Mit Bier gegen die Kälte

Die Minusgrade machen die Basler Gassen zu unwirtlichem Terrain. Dick eingepackt versuchen viele Wohnungslose, sich warm zu halten. Draussen schlafen müssen dank der Notschlafstelle die wenigsten.

Christoph und Flo, Obdachlose frieren in Basel
Christoph (links) und Flo trinken sich die Kälte warm. (Bild: David Rutschmann)

Montagnachmittag, -0,8 Grad auf dem Claraplatz. Christoph zupft seine Mütze zurecht, nimmt einen Schluck vom Tell-Dosenbier. «Was soll man denn anderes machen, als zu saufen?», sagt sein Kumpel Flo, als er sich ein neues Bier aus der Migros-Tasche nimmt. «Mit Bier ist es genauso kalt, aber man vergisst, dass es kalt ist.»

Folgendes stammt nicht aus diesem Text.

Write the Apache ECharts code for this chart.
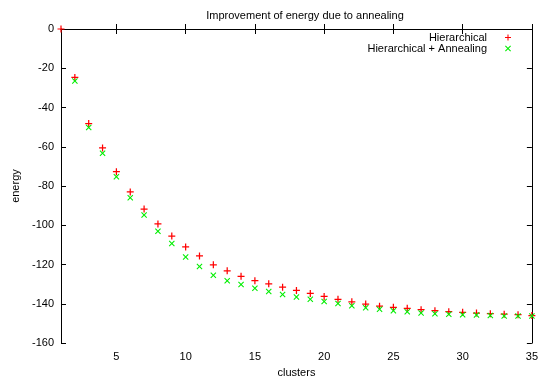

Alkohol ist eigentlich extrem kontraproduktiv, wenn es kalt ist: Die Gefässe ziehen sich zusammen, was schneller zu Erfrierungen führen kann. «Es ist mehr eine psychologische Sache», sagt Christoph und Flo ergänzt: «Man hat’s wenigstens lustig.»

Christoph friert nicht, obwohl er schon seit einer Weile auf der Bank in der Kälte sitzt – auf einem Kissen der Migros und darunter noch eine Einkaufstasche, damit das Kissen nicht feucht wird. «Das ist schlecht für die Blase und man friert wenigstens nicht am Hintern», sagt er und lacht. 

Mehrere Lagen Kleidung

Drei paar Socken und dicke Handschuhe trägt er, um nicht zu frieren. An den Füssen und an den Händen ist das Kälteempfinden am Deutlichsten, denn der Körper konzentriert die Durchblutung auf die lebenswichtigsten Körperteile, pumpt das Blut also weg von Händen und Füssen. Flo zeigt auf seine gut gefütterten Schuhe, öffnet die Jacke, um die zwei Sportjacken darunter zu zeigen. Beide tragen zwei Paar lange Thermounterhosen.

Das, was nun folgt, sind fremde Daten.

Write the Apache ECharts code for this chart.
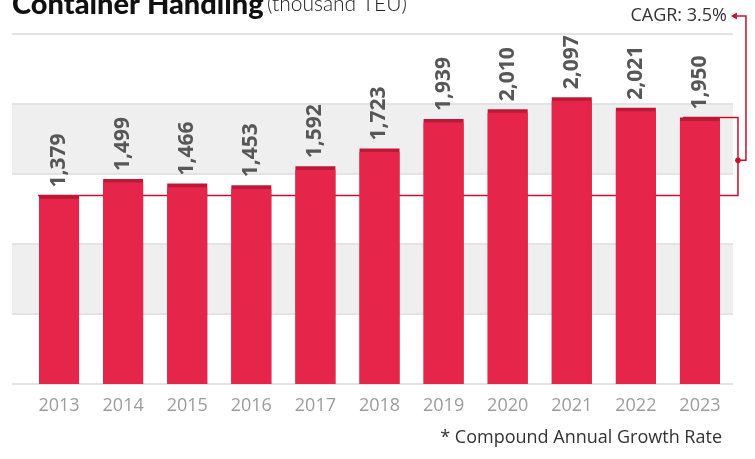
<!DOCTYPE html>
<html>
<head>
<meta charset="utf-8">
<script src="https://cdn.jsdelivr.net/npm/echarts@6/dist/echarts.min.js"></script>
<style>
  html, body { margin: 0; padding: 0; background: #fff; }
  #chart { width: 755px; height: 459px; }
</style>
</head>
<body>
<div id="chart"></div>
<script>
// Yearly container throughput, thousand TEU
const years = ['2013', '2014', '2015', '2016', '2017', '2018', '2019', '2020', '2021', '2022', '2023'];
const teu = [1379, 1499, 1466, 1453, 1592, 1723, 1939, 2010, 2097, 2021, 1950];
const cagrText = 'CAGR: 3.5%';
const footnote = '* Compound Annual Growth Rate';

// value-axis range shared by the backdrop grid and the bar grid
const axisMax = 2560;
const axisStep = 512;
// darker cap on each bar top, in axis units
const capUnits = 26;

const RED = '#e5264a';
const CAP = '#bd1838';
const LINE = '#c8102e';
const SANS = '"Open Sans", Lato, sans-serif';
const HEAVY = 'Lato, "Open Sans", sans-serif';

const chart = echarts.init(document.getElementById('chart'), null, { renderer: 'canvas' });

const option = {
  animation: false,
  backgroundColor: '#fff',
  grid: [
    // banded backdrop, slightly wider than the bar area
    { left: 12, right: 22, top: 34, height: 350, containLabel: false },
    // bars
    { left: 27, right: 23, top: 34, height: 350, containLabel: false }
  ],
  xAxis: [
    { gridIndex: 0, type: 'category', data: years, show: false },
    {
      gridIndex: 1, type: 'category', data: years,
      axisLine: { show: false }, axisTick: { show: false },
      axisLabel: { color: '#9c9c9c', fontSize: 18, fontFamily: SANS, margin: 13 }
    }
  ],
  yAxis: [
    {
      gridIndex: 0, type: 'value', min: 0, max: axisMax, interval: axisStep,
      axisLine: { show: false }, axisTick: { show: false }, axisLabel: { show: false },
      splitLine: { show: true, lineStyle: { color: '#e3e3e3', width: 2 } },
      splitArea: { show: true, areaStyle: { color: ['rgba(255,255,255,0)', '#efefef'] } }
    },
    {
      gridIndex: 1, type: 'value', min: 0, max: axisMax, interval: axisStep,
      show: false, splitLine: { show: false }
    }
  ],
  series: [
    {
      name: 'cap', type: 'bar', xAxisIndex: 1, yAxisIndex: 1,
      data: teu, barWidth: 40, barGap: '-100%', z: 3,
      itemStyle: { color: CAP },
      label: {
        show: true, position: 'top', rotate: 90, distance: 8,
        align: 'left', verticalAlign: 'middle',
        color: '#575757', fontSize: 21, fontWeight: 'bold', fontFamily: SANS,
        formatter: p => p.value.toLocaleString('en-US')
      }
    },
    {
      name: 'body', type: 'bar', xAxisIndex: 1, yAxisIndex: 1,
      data: teu.map(v => v - capUnits), barWidth: 40, barGap: '-100%', z: 4,
      itemStyle: { color: RED }
    }
  ]
};

chart.setOption(option);

// CAGR bracket: joins the first and last bar tops, then leads up to the label
const first = chart.convertToPixel({ seriesIndex: 0 }, [0, teu[0]]);
const last = chart.convertToPixel({ seriesIndex: 0 }, [years.length - 1, teu[teu.length - 1]]);
const bracketX = last[0] + 38;
const leadX = bracketX + 8;
const dotY = last[1] + (first[1] - last[1]) * 0.55;
const labelY = 16;

const lineStyle = { stroke: LINE, lineWidth: 1.5, fill: null };

chart.setOption({
  graphic: [
    {
      type: 'text', left: 12, top: -10,
      style: {
        text: '{b|Container Handling} {l|(thousand TEU)}',
        rich: {
          b: { fontSize: 29, fontWeight: 900, fontFamily: HEAVY, fill: '#111' },
          l: { fontSize: 21, fontWeight: 300, fontFamily: HEAVY, fill: '#222' }
        }
      }
    },
    {
      type: 'polyline', z: 2,
      shape: { points: [[first[0] - 21, first[1]], [bracketX, first[1]], [bracketX, last[1]], [last[0] - 17, last[1]]] },
      style: lineStyle
    },
    {
      type: 'polyline', z: 5,
      shape: { points: [[bracketX, dotY], [leadX, dotY], [leadX, labelY], [bracketX - 1, labelY]] },
      style: lineStyle
    },
    {
      type: 'circle', z: 6,
      shape: { cx: bracketX, cy: dotY, r: 2.8 },
      style: { fill: LINE }
    },
    {
      type: 'polygon', z: 6,
      shape: { points: [[bracketX - 7, labelY], [bracketX - 1, labelY - 3.5], [bracketX - 1, labelY + 3.5]] },
      style: { fill: LINE }
    },
    {
      type: 'text', z: 6,
      style: {
        text: cagrText, x: bracketX - 11, y: labelY,
        align: 'right', verticalAlign: 'middle',
        fontSize: 18, fontFamily: SANS, fill: '#333'
      }
    },
    {
      type: 'text',
      style: {
        text: footnote, x: 722, y: 438,
        align: 'right', verticalAlign: 'middle',
        fontSize: 18, fontFamily: SANS, fill: '#333'
      }
    }
  ]
});
</script>
</body>
</html>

«Die Mütze hab ich gefunden; ist sogar von Benetton», sagt Flo und schmunzelt. Andere Kleidungsstücke hat er von der Kleidersammlung der Kirche, viele Skiklamotten aus Sportfachgeschäften. Christoph verweist auf Decathlon beim Dreispitz. «Das ist ein guter Tipp für viele Obdachlose, dort ist es günstig und sie haben hochwertige Produkte», sagt er.

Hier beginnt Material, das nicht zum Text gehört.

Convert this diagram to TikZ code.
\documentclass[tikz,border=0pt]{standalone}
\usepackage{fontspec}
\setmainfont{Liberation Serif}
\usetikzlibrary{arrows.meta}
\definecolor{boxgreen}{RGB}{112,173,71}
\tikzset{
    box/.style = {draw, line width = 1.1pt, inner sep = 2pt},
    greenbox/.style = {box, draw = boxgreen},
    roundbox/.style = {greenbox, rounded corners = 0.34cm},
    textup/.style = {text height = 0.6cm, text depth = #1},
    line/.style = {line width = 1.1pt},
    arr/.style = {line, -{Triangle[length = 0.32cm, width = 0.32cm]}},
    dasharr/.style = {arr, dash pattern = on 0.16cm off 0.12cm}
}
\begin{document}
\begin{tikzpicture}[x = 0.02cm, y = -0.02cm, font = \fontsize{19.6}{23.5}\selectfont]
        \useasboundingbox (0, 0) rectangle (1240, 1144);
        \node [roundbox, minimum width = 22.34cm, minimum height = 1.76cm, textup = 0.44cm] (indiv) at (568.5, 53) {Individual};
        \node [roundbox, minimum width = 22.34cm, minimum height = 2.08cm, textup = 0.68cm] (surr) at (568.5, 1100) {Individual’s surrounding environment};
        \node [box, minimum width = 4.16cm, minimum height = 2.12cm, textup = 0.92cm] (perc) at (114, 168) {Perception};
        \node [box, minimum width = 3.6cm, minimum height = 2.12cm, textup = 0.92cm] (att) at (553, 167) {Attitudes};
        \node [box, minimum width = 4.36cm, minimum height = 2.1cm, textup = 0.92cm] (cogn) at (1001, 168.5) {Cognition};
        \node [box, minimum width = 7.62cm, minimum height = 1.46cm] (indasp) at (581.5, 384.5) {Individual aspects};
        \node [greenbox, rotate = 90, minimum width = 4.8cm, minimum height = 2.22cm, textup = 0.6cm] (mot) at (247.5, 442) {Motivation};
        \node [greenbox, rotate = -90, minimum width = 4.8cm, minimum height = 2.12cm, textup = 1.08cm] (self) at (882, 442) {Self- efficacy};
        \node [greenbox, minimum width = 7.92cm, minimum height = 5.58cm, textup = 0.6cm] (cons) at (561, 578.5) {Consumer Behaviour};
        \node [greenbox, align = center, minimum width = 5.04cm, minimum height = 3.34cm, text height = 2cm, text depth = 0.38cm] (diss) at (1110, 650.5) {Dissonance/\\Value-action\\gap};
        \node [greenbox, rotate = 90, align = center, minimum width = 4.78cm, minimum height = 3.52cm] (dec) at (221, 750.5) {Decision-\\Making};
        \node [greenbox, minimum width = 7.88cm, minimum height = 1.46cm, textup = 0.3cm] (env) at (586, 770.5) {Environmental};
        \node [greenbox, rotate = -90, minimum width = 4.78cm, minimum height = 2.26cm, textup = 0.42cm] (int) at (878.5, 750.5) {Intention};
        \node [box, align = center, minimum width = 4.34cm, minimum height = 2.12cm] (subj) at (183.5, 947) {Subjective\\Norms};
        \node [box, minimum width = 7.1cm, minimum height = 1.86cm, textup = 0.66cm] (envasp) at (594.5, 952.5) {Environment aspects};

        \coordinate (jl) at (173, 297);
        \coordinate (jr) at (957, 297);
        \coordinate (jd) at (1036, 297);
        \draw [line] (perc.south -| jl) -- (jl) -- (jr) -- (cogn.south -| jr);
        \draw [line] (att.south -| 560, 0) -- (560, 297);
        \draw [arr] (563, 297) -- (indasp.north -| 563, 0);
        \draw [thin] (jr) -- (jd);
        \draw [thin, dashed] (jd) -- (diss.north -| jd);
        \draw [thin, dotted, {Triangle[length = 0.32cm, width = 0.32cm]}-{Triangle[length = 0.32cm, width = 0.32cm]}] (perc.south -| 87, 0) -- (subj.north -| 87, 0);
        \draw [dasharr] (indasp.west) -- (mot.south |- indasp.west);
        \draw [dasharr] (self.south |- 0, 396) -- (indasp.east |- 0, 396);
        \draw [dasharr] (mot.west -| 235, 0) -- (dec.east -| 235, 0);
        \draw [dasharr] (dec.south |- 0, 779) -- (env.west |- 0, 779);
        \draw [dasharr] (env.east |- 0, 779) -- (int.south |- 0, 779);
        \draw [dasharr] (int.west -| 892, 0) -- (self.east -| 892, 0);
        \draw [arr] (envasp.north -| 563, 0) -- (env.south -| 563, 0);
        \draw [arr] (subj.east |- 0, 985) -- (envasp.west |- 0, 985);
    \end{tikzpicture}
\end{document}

Rund 300 Personen in Basel-Stadt haben keinen permanenten Wohnsitz. Laut Michel Steiner vom Verein für Gassenarbeit Schwarzer Peter haben jedoch die allermeisten von ihnen ein Dach über dem Kopf, nur die wenigsten schlafen nachts auf der Strasse. 

Auch die Notschlafstelle kostet Geld

Sandra schon. Normalerweise campt sie im Wald. Dafür ist es jetzt zu kalt. Wir treffen sie am Bahnhof SBB, wo sie Münz für die Notschlafstelle sammelt, 7.50 Franken sind es pro Übernachtung – wenn man in Basel angemeldet ist, ansonsten kostet es 40 Franken. 

Manchmal reicht das Geld auch für ein günstiges Hotel. Tagsüber wärmt sie sich beim Lesen in der Stadtbibliothek auf. Sie habe während eines Winters schon bis in den Januar durchgehalten, um von draussen in die Notschlafstelle zu wechseln – mit einem Minustemperaturenschlafsack, wie sie sagt. 

Das erwähnt auch Gassenarbeiter Michel Steiner: «Bei den wenigen Fällen, die wirklich draussen übernachten und nicht in die Notschlafstelle kommen, versuchen wir sicherzugehen, dass sie gut genug ausgerüstet sind.» Die Schlafsäcke und Isomätteli müssen also gut intakt sein. 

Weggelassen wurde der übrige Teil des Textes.